● INFORMATION PROVIDED:

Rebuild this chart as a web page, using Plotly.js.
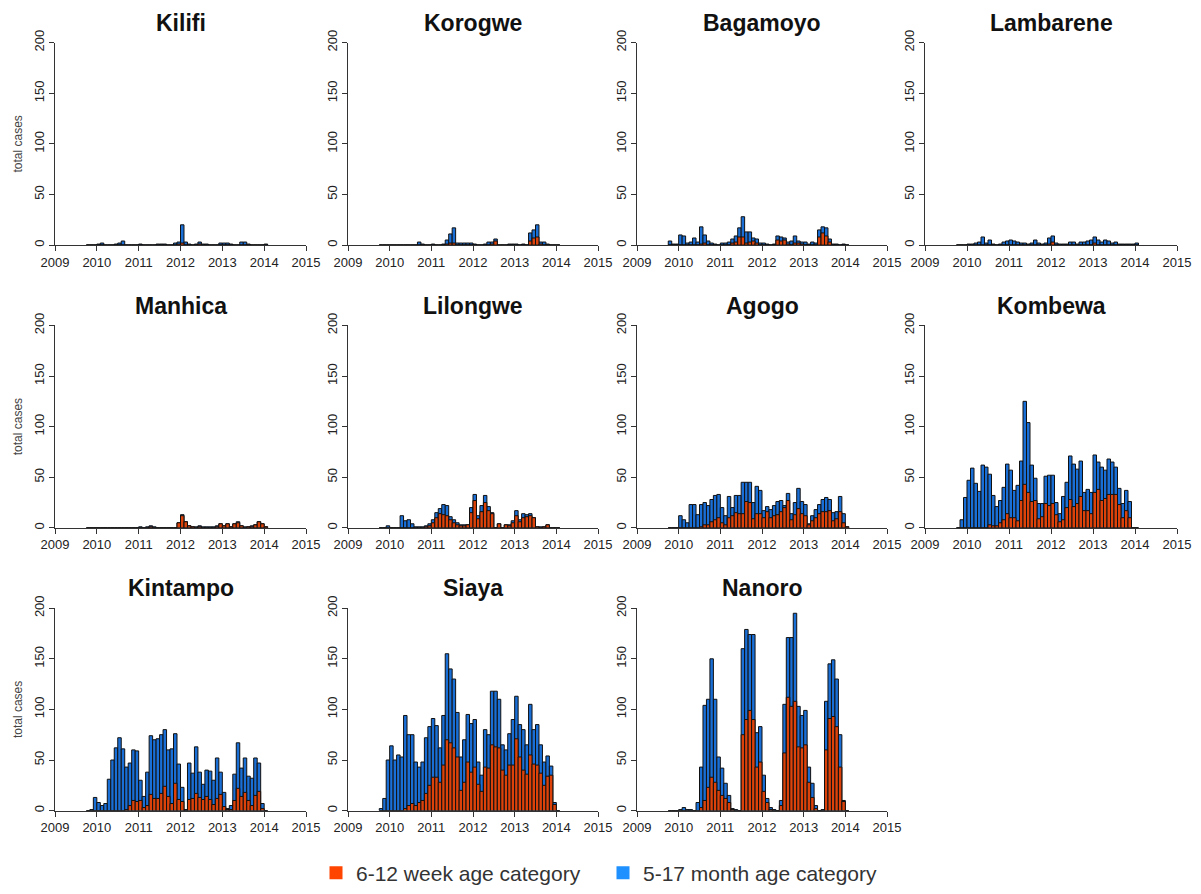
<!DOCTYPE html>
<html><head><meta charset="utf-8">
<script src="https://cdn.plot.ly/plotly-3.0.1.min.js"></script>
<style>html,body{margin:0;padding:0;background:#fff}#chart{width:1201px;height:894px}</style>
</head><body><div id="chart"></div>
<script>
const months = ['2009-10','2009-11','2009-12',
'2010-01','2010-02','2010-03','2010-04','2010-05','2010-06','2010-07','2010-08','2010-09','2010-10','2010-11','2010-12',
'2011-01','2011-02','2011-03','2011-04','2011-05','2011-06','2011-07','2011-08','2011-09','2011-10','2011-11','2011-12',
'2012-01','2012-02','2012-03','2012-04','2012-05','2012-06','2012-07','2012-08','2012-09','2012-10','2012-11','2012-12',
'2013-01','2013-02','2013-03','2013-04','2013-05','2013-06','2013-07','2013-08','2013-09','2013-10','2013-11','2013-12',
'2014-01'];
const yearTicks = [2009,2010,2011,2012,2013,2014,2015];
const yearLabels = ['2009','2010','2011','2012','2013','2014','2015'];
const caseTicks = [0,50,100,150,200];
const seriesNames = ['6-12 week age category','5-17 month age category'];
const siteNames = ['Kilifi','Korogwe','Bagamoyo','Lambarene','Manhica','Lilongwe','Agogo','Kombewa','Kintampo','Siaya','Nanoro'];

// total cases per month (both age categories) and 6-12 week cases
const kilifiTotal  = [0,0,0, 1,2,0,0,0,1,2,4,0,0,0,0, 1,0,0,0,0,1,1,1,0,0,2,3, 20,3,1,0,1,3,1,1,0,0,0,2, 2,2,1,0,0,3,3,1,0,0,0,0, 1];
const kilifiInfant = [0,0,0, 0,0,0,0,0,0,0,0,0,0,0,0, 0,0,0,0,0,0,0,0,0,0,0,1, 2,0,0,0,0,1,0,0,0,0,0,0, 0,0,0,0,0,0,0,0,0,0,0,0, 0];
const korogweTotal  = [0,0,0, 0,0,0,0,0,0,0,0,3,1,0,0, 1,0,0,1,5,11,17,2,2,2,2,2, 1,0,0,1,3,3,6,0,0,0,1,1, 1,0,1,0,12,15,20,3,3,1,0,0, 0];
const korogweInfant = [0,0,0, 0,0,0,0,0,0,0,0,0,0,0,0, 0,0,0,0,1,2,2,0,0,0,0,0, 0,0,0,0,0,1,4,0,0,0,0,0, 0,0,0,0,4,7,8,1,0,0,0,0, 0];
const bagamoyoTotal  = [4,1,1, 10,9,2,3,7,3,18,10,4,2,1,0, 2,2,3,6,9,17,28,13,13,7,6,2, 2,1,0,1,9,8,7,3,4,9,4,3, 3,1,3,2,15,18,17,6,1,1,0,1, 0];
const bagamoyoInfant = [0,0,0, 0,0,0,0,0,0,1,2,0,0,0,0, 0,0,0,2,3,8,8,2,3,4,2,0, 0,0,0,0,5,4,5,1,0,2,2,1, 0,0,0,0,8,12,9,3,0,0,0,0, 0];
const lambareneTotal  = [0,0,0, 1,1,2,3,8,2,5,1,0,1,3,4, 5,4,3,2,2,1,2,5,2,1,2,7, 9,2,1,1,1,3,3,1,3,3,4,5, 8,5,3,5,4,2,3,1,1,1,1,1, 2];
const lambareneInfant = [0,0,0, 0,0,0,0,0,0,0,0,0,0,0,0, 0,0,0,0,0,0,0,0,0,0,0,1, 3,0,0,0,0,0,0,0,0,0,0,0, 2,0,0,0,0,0,0,0,0,0,0,0, 0];
const manhicaTotal  = [0,0,0, 0,0,0,0,0,0,0,0,0,0,0,0, 1,0,1,2,1,0,0,0,0,0,0,5, 13,6,2,1,1,2,1,1,1,1,2,4, 2,4,1,4,6,2,1,1,2,3,6,4, 1];
const manhicaInfant = [0,0,0, 0,0,0,0,0,0,0,0,0,0,0,0, 0,0,0,1,0,0,0,0,0,0,0,5, 12,6,2,1,0,1,0,0,0,0,1,4, 2,4,1,4,5,2,0,1,1,3,6,4, 1];
const lilongweTotal  = [0,0,2, 0,0,0,12,7,8,4,1,1,1,2,4, 8,15,19,23,22,11,8,5,3,3,3,20, 33,12,22,32,21,15,0,4,0,3,3,7, 17,8,14,13,14,10,1,1,1,3,0,0, 0];
const lilongweInfant = [0,0,0, 0,0,0,0,0,0,0,0,0,0,1,2, 5,10,14,13,12,8,5,3,2,2,3,15, 27,9,16,25,17,14,0,4,0,3,2,5, 12,6,10,11,12,10,1,0,1,3,0,0, 0];
const agogoTotal  = [0,0,0, 12,8,5,23,23,13,23,25,22,28,32,33, 20,12,31,20,32,32,45,45,45,25,41,37, 17,21,18,22,26,27,22,34,14,25,39,26, 23,4,12,18,23,28,30,28,15,16,31,14, 1];
const agogoInfant = [0,0,0, 0,0,0,0,0,0,1,3,3,6,8,10, 5,3,10,12,15,14,14,26,25,9,14,14, 10,16,10,12,13,16,20,27,8,13,19,14, 12,3,7,10,14,16,16,17,7,9,16,5, 1];
const kombewaTotal  = [0,8,30, 47,59,44,36,62,60,53,32,21,27,40,63, 57,37,42,66,125,104,62,49,24,24,51,52, 52,25,14,31,45,71,63,58,66,35,38,35, 72,65,60,57,68,65,60,39,24,37,26,0, 0];
const kombewaInfant = [0,0,0, 0,0,0,0,0,0,3,2,2,5,8,14, 10,10,7,27,43,35,26,27,9,11,24,22, 24,13,6,8,20,28,21,24,31,17,17,14, 35,38,27,29,33,33,33,23,10,17,10,0, 0];
const kintampoTotal  = [0,1,13, 8,5,7,31,50,62,72,61,43,47,60,59, 30,14,38,74,70,71,75,80,60,61,76,46, 23,1,47,37,63,38,26,40,39,30,52,38, 18,2,5,36,67,42,52,34,32,52,47,7, 0];
const kintampoInfant = [0,0,0, 0,0,0,0,0,0,0,0,1,5,10,9, 10,3,5,16,12,12,17,24,14,7,27,11, 9,0,11,12,17,13,11,14,11,6,12,16, 4,1,1,10,22,14,18,10,5,15,19,2, 0];
const siayaTotal  = [2,12,50, 64,50,55,53,94,75,75,48,43,48,72,83, 91,84,62,94,155,140,130,97,53,70,95,86, 90,48,35,80,75,118,118,110,65,60,76,90, 113,85,80,65,105,80,85,65,48,54,44,8, 0];
const siayaInfant = [0,0,0, 0,0,0,0,2,5,7,5,8,10,17,25, 33,33,28,45,70,67,62,53,20,28,48,38, 43,26,19,43,42,65,63,62,40,35,45,45, 71,53,40,36,55,46,45,37,25,34,35,6, 0];
const nanoroTotal  = [0,0,0, 1,3,1,1,0,8,43,104,110,150,110,53, 42,27,15,2,1,0,160,179,174,174,77,83, 35,12,3,1,0,10,105,171,171,195,103,94, 99,43,27,5,0,1,108,145,149,130,75,10, 0];
const nanoroInfant = [0,0,0, 0,0,0,0,0,0,3,10,23,33,28,20, 15,12,8,1,0,0,75,90,99,90,43,48, 19,8,1,0,0,5,57,112,103,108,63,62, 65,28,13,2,0,0,60,91,93,83,43,9, 0];

const totals  = [kilifiTotal,korogweTotal,bagamoyoTotal,lambareneTotal,manhicaTotal,lilongweTotal,agogoTotal,kombewaTotal,kintampoTotal,siayaTotal,nanoroTotal];
const infants = [kilifiInfant,korogweInfant,bagamoyoInfant,lambareneInfant,manhicaInfant,lilongweInfant,agogoInfant,kombewaInfant,kintampoInfant,siayaInfant,nanoroInfant];

// layout geometry (pixels)
const W = 1201, H = 894;
const colPx = [[55,306],[348,598],[637,887],[925,1177]];
const rowPx = [[43,247],[328,532],[613,817]];
const titleDy = 20;

const blueFill = '#1a6fd6', redFill = '#dc420a';
const legendBlue = '#1e90ff', legendRed = '#ff4500';
const FONT = 'Liberation Sans, Arial, sans-serif';

const xs = months.map(s => { const p = s.split('-'); return +p[0] + (+p[1] - 0.5) / 12; });

const data = [];
const layout = {
  width: W, height: H,
  margin: {l:0, r:0, t:0, b:0},
  paper_bgcolor: '#fff', plot_bgcolor: '#fff',
  barmode: 'overlay', bargap: 0,
  showlegend: true,
  legend: {orientation:'h', x: 316/W, xanchor:'left', y: 1 - 880/H, yanchor:'middle',
           font:{size:21, color:'#333', family: FONT}, entrywidth: 242, itemwidth: 30, bgcolor:'rgba(0,0,0,0)'},
  annotations: [],
  font: {family: FONT}
};

siteNames.forEach((name, i) => {
  const r = Math.floor(i / 4), c = i % 4;
  const k = i + 1;
  const xa = 'x' + (k === 1 ? '' : k), ya = 'y' + (k === 1 ? '' : k);
  const [l, rr] = colPx[c], [t, b] = rowPx[r];
  const axCommon = {showgrid:false, zeroline:false, showline:true, linecolor:'#333', linewidth:1,
    ticks:'outside', ticklen:5, tickwidth:1, tickcolor:'#333', fixedrange:true,
    tickfont:{size:13, color:'#222', family: FONT}};
  layout['xaxis' + (k === 1 ? '' : k)] = Object.assign({}, axCommon, {
    domain:[l / W, rr / W], range:[2009, 2015], anchor: ya,
    tickmode:'array', tickvals: yearTicks, ticktext: yearLabels});
  const yax = Object.assign({}, axCommon, {
    domain:[1 - b / H, 1 - t / H], range:[0, 200], anchor: xa,
    tickmode:'array', tickvals: caseTicks, ticktext: caseTicks.map(String), tickangle:-90});
  if (c === 0) yax.title = {text:'total cases', font:{size:12, color:'#444', family: FONT}, standoff: 6};
  layout['yaxis' + (k === 1 ? '' : k)] = yax;

  data.push({type:'bar', x: xs, y: totals[i], width: 1/12, xaxis: xa, yaxis: ya,
    marker:{color: blueFill, line:{color:'#111', width:1}}, showlegend:false, hoverinfo:'skip', name: seriesNames[1]});
  data.push({type:'bar', x: xs, y: infants[i], width: 1/12, xaxis: xa, yaxis: ya,
    marker:{color: redFill, line:{color:'#111', width:1}}, showlegend:false, hoverinfo:'skip', name: seriesNames[0]});

  layout.annotations.push({text:'<b>' + name + '</b>', xref:'paper', yref:'paper',
    x: (l + rr) / 2 / W, y: 1 - (t - titleDy) / H, xanchor:'center', yanchor:'middle', showarrow:false,
    font:{size:23, color:'#111', family: FONT}});
});

data.push({type:'scatter', mode:'markers', x:[null], y:[null], name: seriesNames[0],
  marker:{symbol:'square', size:13, color: legendRed}, hoverinfo:'skip'});
data.push({type:'scatter', mode:'markers', x:[null], y:[null], name: seriesNames[1],
  marker:{symbol:'square', size:13, color: legendBlue}, hoverinfo:'skip'});

Plotly.newPlot('chart', data, layout, {staticPlot:true, displayModeBar:false});
</script></body></html>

● AIM OF THE EXERCISE: Copy, from the material, each line that holds the string "chart".

● COMPLETE RESPONSE:
Rebuild this chart as a web page, using Plotly.js.
<style>html,body{margin:0;padding:0;background:#fff}#chart{width:1201px;height:894px}</style>
</head><body><div id="chart"></div>
Plotly.newPlot('chart', data, layout, {staticPlot:true, displayModeBar:false});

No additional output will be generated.